Deux grands récits s'entremêlent dans le livre. Celui-ci commence à l'été 1944 dans le ghetto de Nagyvárad, où se préparent les premiers convois vers Auschwitz, mais où s'entendent aussi les bombardements alliés et les nouvelles confuses de l'approche de l'Armée rouge. Puis vient, sous forme d'un long monologue du narrateur pendant une nuit sans sommeil, le retour sur sa vie dans les bataillons de travail juifs formés par le régime Horthy. Ceux-ci, affectés aux tâches les plus meurtrières, comme le déminage, finissent emportés par la déroute de l'armée hongroise à Voronej, au cœur de l'hiver 1942-1943. Zsolt, alors frappé de typhus, parvient à s'en sortir, notamment grâce aux secours spontanés des paysans ukrainiens qu'il croise sur sa route. Puis le récit rejoint le ghetto de Nagyvárad, d'où le narrateur et sa femme sont extraits juste avant leur départ vers Auschwitz grâce à de faux papiers fournis par des amis du réseau Kasztner. Vient enfin la comique épopée du voyage en train vers Budapest, dans le désordre causé par les bombardements alliés, en compagnie d'un groupe hétéroclite de voyageurs. Après quelques pages sur le camp de Bergen-Belsen, où le couple se retrouve dans le cadre d'une opération d'évacuation vers la Suisse conduite par le même réseau Kasztner, le livre, à notre grand regret, s'achève.

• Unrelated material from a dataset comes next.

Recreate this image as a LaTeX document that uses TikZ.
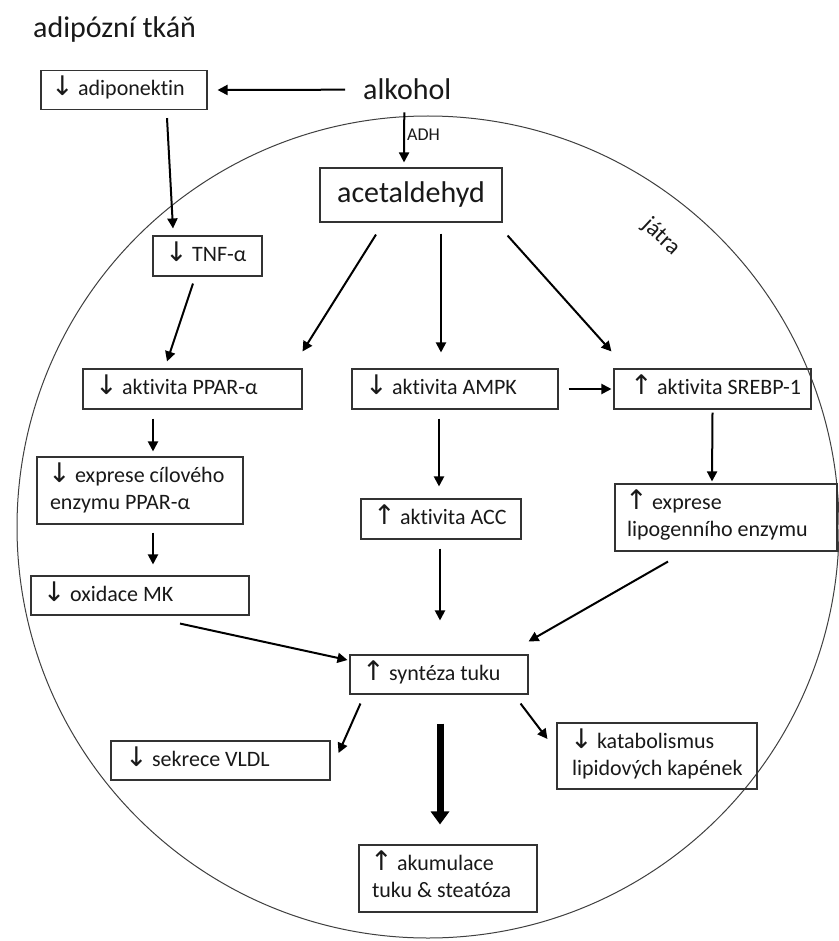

Voilà, la traduction française des "Neuf valises" est parue au Seuil en 2010. lisez ce livre, vous y croiserez des hommes (et des femmes, bien sûr), rien que des hommes, des hommes qui restent toujours des hommes, victimes comme bourreaux. Car les bourreaux ne sont pas des monstres, ce qui serait trop facile, et comme une invite à les exonérer de leurs crimes. Et les victimes ne sont pas parfaites non plus, ce qui les rend encore plus proches de nous. Nous sommes vraiment au cœur de la lutte entre mal et bien en un moment où le mal triomphe. Heureusement, malgré toute sa puissance, pas de façon définitive.